Women's rights key to fighting Islamic extremism, conservative group insists
By ETGAR LEFKOVITS JERUSALEM POST CORRESPONDENT
The West should condition foreign aid and trade with Muslim countries on the advancement of women's rights as part of a long-term diplomatic attempt to weaken the rise of Islamic extremism, a conservative Israeli group of academics and thinkers said Monday.
The proposal, which was made by a private right-wing NGO, 'The Jerusalem Summit' and has been presented to parliamentarians and Christian religious leaders in both the US and the UK, comes as a new survey conducted in Britain finds that 40 percent of Muslim youth in the UK would prefer to live under Islamic law.
"Israel is frequently and fallaciously called an apartheid state when in fact the Muslims perpetrate a true and perpetual 'gender apartheid' where hundreds of millions of women living in the Muslim world, including in so-called moderate Arab nations such as Egypt and Jordan, are denied basic human rights," said Tel Aviv University's Dr. Martin Sherman.

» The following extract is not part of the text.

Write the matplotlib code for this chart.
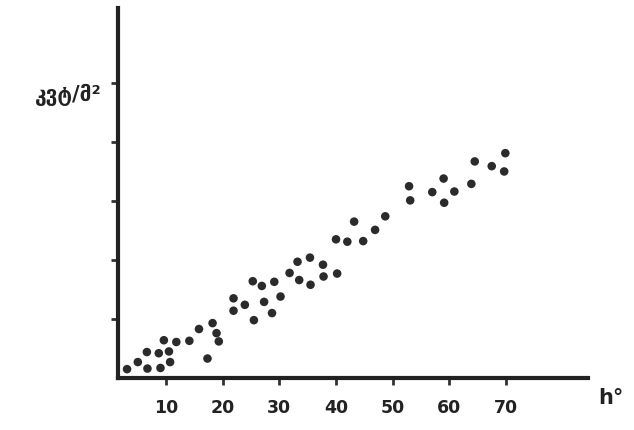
import matplotlib
matplotlib.use("Agg")
import matplotlib.pyplot as plt

# Data (h in degrees, power in tick units)
h_deg = [3.1, 5.0, 6.7, 6.6, 8.7, 9.0, 10.5, 10.7, 9.6, 11.8, 14.1, 15.8, 17.3,
         18.2, 18.9, 19.3, 21.9, 21.9, 23.9, 25.5, 25.3, 26.9, 27.3, 28.7, 29.1,
         30.2, 31.8, 33.2, 33.5, 35.4, 35.5, 37.7, 37.8, 40.2, 40.0, 42.0, 43.2,
         44.8, 46.9, 48.7, 52.9, 53.1, 57.0, 59.0, 59.1, 60.9, 63.9, 64.5, 67.5,
         69.7, 69.9]
power = [0.15, 0.27, 0.16, 0.44, 0.42, 0.17, 0.45, 0.27, 0.64, 0.61, 0.63, 0.83,
         0.33, 0.93, 0.76, 0.62, 1.35, 1.14, 1.24, 0.98, 1.64, 1.56, 1.29, 1.10,
         1.63, 1.38, 1.78, 1.97, 1.66, 2.04, 1.58, 1.92, 1.72, 1.77, 2.35, 2.31,
         2.65, 2.32, 2.51, 2.74, 3.25, 3.01, 3.15, 3.38, 2.97, 3.16, 3.29, 3.67,
         3.59, 3.50, 3.81]

x_ticks = [10, 20, 30, 40, 50, 60, 70]
x_tick_labels = ["10", "20", "30", "40", "50", "60", "70"]
y_ticks = [1, 2, 3, 4, 5]
y_label = "კვტ/მ²"
x_label = "h°"

fig = plt.figure(figsize=(6.34, 4.30), dpi=100)
ax = fig.add_axes([118/634, 52/430, 470/634, 370/430])

ax.scatter(h_deg, power, s=38, color="#2b2b2b", edgecolors="none", zorder=3)

ax.set_xlim(1.5, 84.5)
ax.set_ylim(0, 6.27)

for side in ("top", "right"):
    ax.spines[side].set_visible(False)
for side in ("left", "bottom"):
    ax.spines[side].set_linewidth(3)
    ax.spines[side].set_color("#222222")

ax.set_xticks(x_ticks)
ax.set_xticklabels(x_tick_labels, fontsize=12.5, fontweight="bold", color="#222222")
ax.set_yticks(y_ticks)
ax.set_yticklabels([])
ax.tick_params(axis="both", direction="out", length=5, width=2, color="#333333")
ax.tick_params(axis="x", pad=10)

fig.text(35/634, 1 - 95/430, y_label, fontsize=15, fontweight="bold",
         color="#222222", va="center", ha="left", family=["DejaVu Sans"])
fig.text(598/634, 1 - 398/430, x_label, fontsize=15, fontweight="bold",
         color="#222222", va="center", ha="left")

fig.savefig("out.png", dpi=100, facecolor="white")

Citing a UN report which found that the treatment of women in the Arab world ranked lower even than that of Sub-Saharan Africa, Sherman said that a diplomatic campaign by the West on this issue would transcend the traditional divide between the Left and the Right, and could serve to unite conservatives and liberals alike in the fight against Islamic extremism.
"We should use political correctness against the people who hide behind it," he said.

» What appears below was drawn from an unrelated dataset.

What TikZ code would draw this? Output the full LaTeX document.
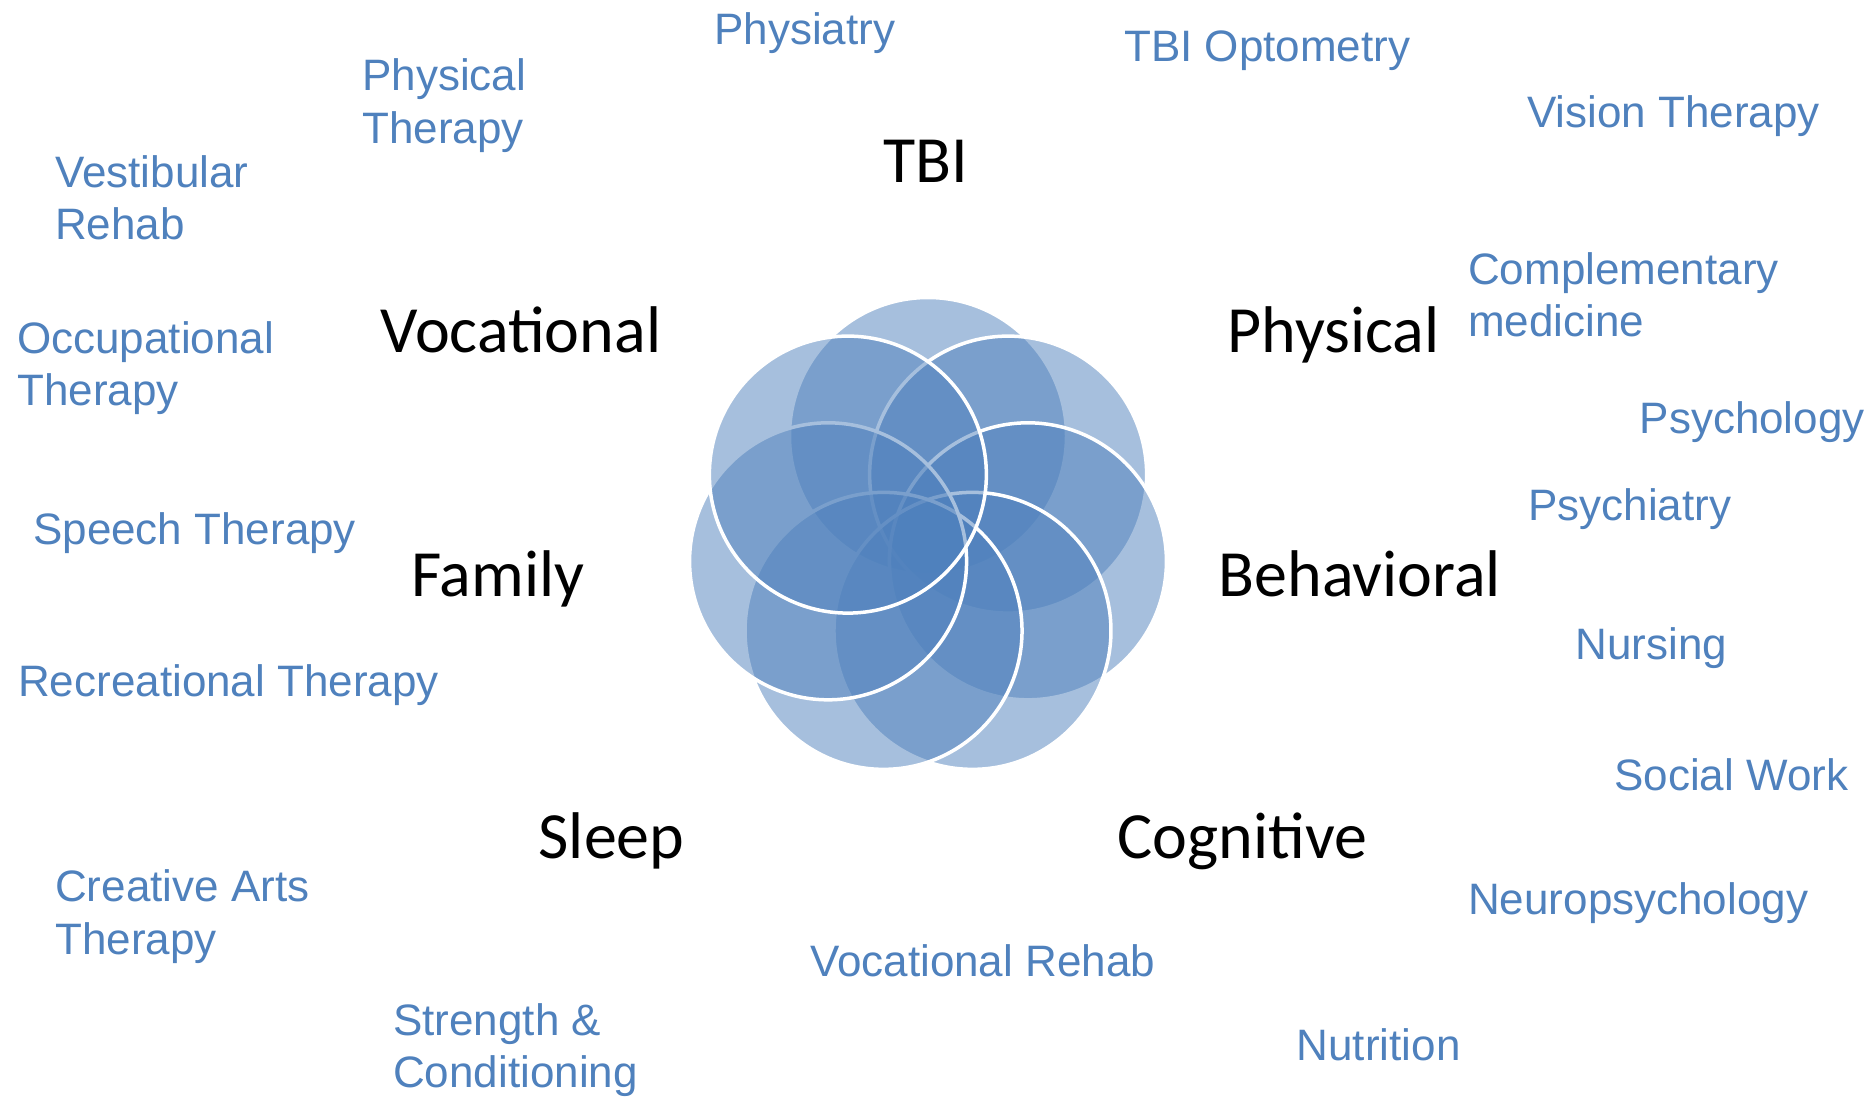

The issue of women is "a major cleavage line" and "the soft underbelly" of Islamic society, which could be effectively used as part of a strategic initiative against Islamic extremism, that could include financing organizations advocating women's rights in Muslim countries, imposing punitive measures against countries which violate women's rights, and even conditioning foreign aid and trade on the issue, Sherman said.
A political campaign by the West against the Islamic fundamentalism on this issue coupled with an international focus on the religious persecution of minorities living in the Muslim world could cause the two central pillars of totalitarian Islamic ideology to crumble said the group's executive director Dmitry Radyshevsky.
The Moscow-born Radyshevsky said that just as the Soviet empire looked invincible a quarter century ago Islamic extremism could be weakened over time by such a political campaign.
The British poll, which was carried out by a conservative think-tank, found that more than a third of Muslim youth aged 16 to 24 wanted to live under Islamic law instead of British law.
"Many young Muslims living in inner cities in Britain are becoming more and more rebellious and increasingly allied with Muslims in other parts of the world," said Peter Teasdale, a UK based Christian leader.